Blagden explains: “Louis has created this monster that he couldn’t quite control, in that the more people he invited and the more nobles he tried to cram into this building, the more they started to misbehave.
“Love potions became a very fashionable thing at the time, sort of like the equivalent of modern day drugs in a way. Powders and potions that you’d use to enhance your experience of life.
“They became very popular at Versailles – so much so that people started to abuse them and people would often lace them with poisons; it was a very easy way to get rid of people that you didn’t want or you didn’t like, or someone who was climbing the social ladder too quickly above you.
“So we start to see the underbelly of this monster that Louis has created, and all of the characters go on this twisting journey downwards into darkness, Louis particularly, and he has to face a lot of his own demons through the course of season two.”
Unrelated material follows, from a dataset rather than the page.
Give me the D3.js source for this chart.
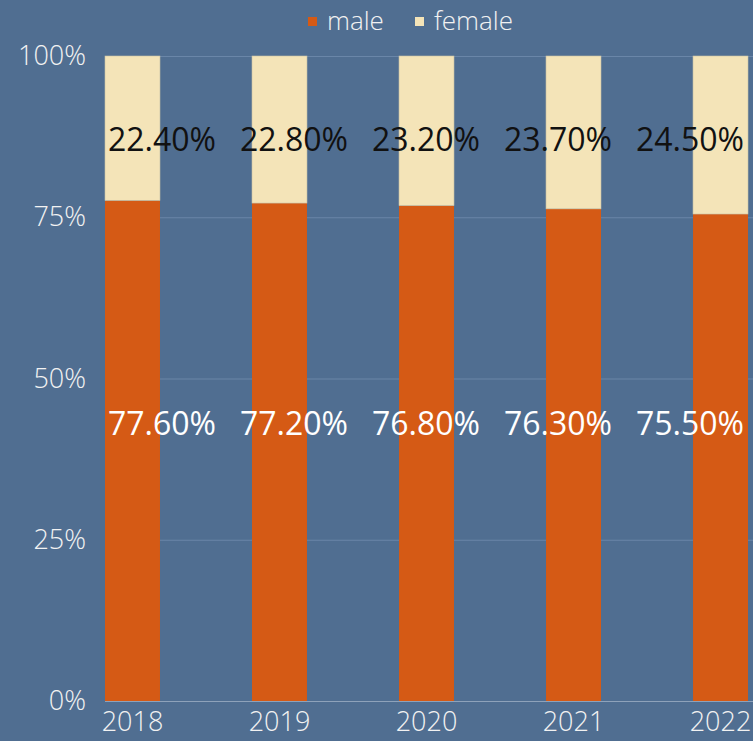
<!DOCTYPE html>
<html lang="en">
<head>
<meta charset="UTF-8">
<title>Male / female share</title>
<script src="https://d3js.org/d3.v7.min.js"></script>
<style>
	body { margin: 0; padding: 0; background: #506e91; overflow: hidden; }
	svg { display: block; font-family: "Open Sans", sans-serif; }
</style>
</head>
<body>
<div id="chart"></div>
<script>
	// data
	const years = ["2018", "2019", "2020", "2021", "2022"];
	const male = [77.6, 77.2, 76.8, 76.3, 75.5];
	const female = [22.4, 22.8, 23.2, 23.7, 24.5];
	const yTicks = [0, 25, 50, 75, 100];

	const colors = { male: "#d55a15", female: "#f4e4b8", bg: "#506e91" };

	const width = 753, height = 741;

	const svg = d3.select("#chart")
		.append("svg")
		.attr("width", width)
		.attr("height", height);

	svg.append("rect")
		.attr("width", width)
		.attr("height", height)
		.attr("fill", colors.bg);

	const x = d3.scaleBand()
		.domain(years)
		.range([105, 748])
		.paddingInner(0.626)
		.paddingOuter(0);

	// data labels are spread a bit wider than the bars
	const xLabel = d3.scalePoint()
		.domain(years)
		.range([162, 690]);

	const y = d3.scaleLinear()
		.domain([0, 100])
		.range([701, 56]);

	// gridlines
	svg.append("g")
		.selectAll("line")
		.data(yTicks)
		.enter().append("line")
		.attr("x1", 105)
		.attr("x2", width)
		.attr("y1", d => y(d) + 0.5)
		.attr("y2", d => y(d) + 0.5)
		.attr("stroke", d => d === 0 ? "#8ea2ba" : "#6a86a8")
		.attr("stroke-width", 1.2);

	// y axis labels
	const yAxis = svg.append("g")
		.attr("transform", "translate(86,0)")
		.call(d3.axisLeft(y).tickValues(yTicks).tickFormat(d => d + "%").tickSize(0).tickPadding(0));
	yAxis.select(".domain").remove();
	yAxis.selectAll("text")
		.attr("fill", "#f2f2f2")
		.attr("font-size", 27)
		.attr("font-weight", 300)
		.attr("font-family", "'Open Sans', sans-serif");

	// x axis labels
	const xAxis = svg.append("g")
		.attr("transform", "translate(0,712)")
		.call(d3.axisBottom(x).tickSize(0).tickPadding(0));
	xAxis.select(".domain").remove();
	xAxis.selectAll("text")
		.attr("fill", "#f2f2f2")
		.attr("font-size", 27)
		.attr("font-weight", 300)
		.attr("font-family", "'Open Sans', sans-serif");

	const rows = years.map((yr, i) => ({ year: yr, male: male[i], female: female[i] }));

	// stacked bars
	const bars = svg.append("g");
	bars.selectAll("rect.male")
		.data(rows)
		.enter().append("rect")
		.attr("class", "male")
		.attr("x", d => x(d.year))
		.attr("width", x.bandwidth())
		.attr("y", d => y(d.male))
		.attr("height", d => y(0) - y(d.male))
		.attr("fill", colors.male);

	bars.selectAll("rect.female")
		.data(rows)
		.enter().append("rect")
		.attr("class", "female")
		.attr("x", d => x(d.year))
		.attr("width", x.bandwidth())
		.attr("y", d => y(d.male + d.female))
		.attr("height", d => y(d.male) - y(d.male + d.female))
		.attr("fill", colors.female)
		.attr("stroke", "#c9c2a6")
		.attr("stroke-width", 0.6);

	// data labels (all at one height per series)
	const labels = svg.append("g")
		.attr("font-size", 32)
		.attr("text-anchor", "middle");

	labels.selectAll("text.f")
		.data(rows)
		.enter().append("text")
		.attr("class", "f")
		.attr("x", d => xLabel(d.year))
		.attr("y", y(87))
		.attr("dy", "0.35em")
		.attr("fill", "#111")
		.text(d => d.female.toFixed(2) + "%");

	labels.selectAll("text.m")
		.data(rows)
		.enter().append("text")
		.attr("class", "m")
		.attr("x", d => xLabel(d.year))
		.attr("y", y(43))
		.attr("dy", "0.35em")
		.attr("fill", "#fff")
		.text(d => d.male.toFixed(2) + "%");

	// legend
	const legendItems = [
		{ name: "male", color: colors.male, x: 308 },
		{ name: "female", color: colors.female, x: 415 }
	];
	const legend = svg.append("g");
	const item = legend.selectAll("g")
		.data(legendItems)
		.enter().append("g")
		.attr("transform", d => "translate(" + d.x + ",0)");
	item.append("rect")
		.attr("y", 17)
		.attr("width", 9)
		.attr("height", 9)
		.attr("fill", d => d.color);
	item.append("text")
		.attr("x", 19)
		.attr("y", 21)
		.attr("dy", "0.35em")
		.attr("fill", "#f2f2f2")
		.attr("font-size", 26)
		.attr("font-weight", 300)
		.text(d => d.name);
</script>
</body>
</html>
3. Philippe ups the ante with his crossdressing
“The crossdressing does appear again but it comes in the most unexpected way, let’s just say that,” teases Vlahos, who also has his eye on his “dream job” as Doctor Who.
We saw Philippe dressing up as a woman in season one, but that was only a brief appearance. This time Vlahos had to wear a “painful” corset and dress for two whole weeks.
There will also be plenty of nudity – even from the men, after Vlahos complained that it wasn’t fair that the women were expected to get naked and the men got to keep their clothes on.
4. Montespan tightens her control
“The start of season two really is all about Montespan,” says Blagden, referring to Louis’ mistress Madame de Montespan, played by Anna Brewster.
“It is very much her story, in a way, that we’re following. And two years have passed since the end of season one to the beginning of season two, and we’ve really now seen how she has established herself as the most powerful woman in France or in the world at that time.
“We start to see how that influence that she’s gained and that favour that she’s gained with the King really starts to affect him and his mind, and all of the day to day decisions that he has to make are filtered through the Montespan filter, and we even see him taking her advice on some rather monumental decisions and ignoring his most trusted valet, Bontemps.”
5. King Louis goes to war
As Louis feels more and more out of control, he decides to go to war. This is, as Blagden says, is “something that he’s not designed to do.” Unlike his brother Philippe, who was famous as a warrior, he never excelled as a military leader.
6. Philippe gets married again
Reflecting historical reality, Philippe marries again after the death of his first wife, even though he has no choice in the matter and certainly has little interest in women. His new wife is Princess Palatine, played by newcomer Jessica Clark.
“Do you know what, I think it is actually a happy marriage,” says Vlahos. “I mean, apart from the fact that he’s been forced to marry her for political reasons, on Louis’ behalf, they actually grow to like each other and have a very fond affection towards each other.”
7. The Chevalier returns
Despite having been exiled to Italy, Philippe’s old love interest Chevalier (Evan Williams) also comes back on the scene when the King realises he really needs his brother at court.
Blagden says: “Louis very quickly realises in this second season that as much as he doesn’t agree with his brother’s methods, what he brings to the building and this community that Louis’ trying to create in Versailles is extremely important element, the sparky fiery personality that Philippe brings, it’s an important element to have in the building, whether it’s entirely useful all the time or not. And in realising this, it means that he has to get him back.”
“Louis is the person that has exiled him and is using Chevalier as a tool, as a currency to woo Philippe back into Versailles,” Vlahos explains. But what happens now Philippe has a wife? “It’s almost like a very unwanted menage a trois, let’s just say that.”
8. The royal brothers don’t butt heads so much
Blagden and Vlahos didn’t actually spend much time together filming series two, because Louis and Philippe were given different storylines.
Vlahos says: “In season one we really hammered home that relationship between the two brothers, and it was almost like the heartbeat, the skeleton of the show. In season two, they’re keeping us apart, and when they do eventually meet there are fireworks, but it’s almost like they’re having a different argument now. They’re a bit older, they’re a bit wiser, their relationship has evolved now into I guess much more of a royal relationship rather than a sibling relationship.”
And when Louis is at his low point and completely shutting everyone out, “Philippe is the only person in court that Louis really does listen to.”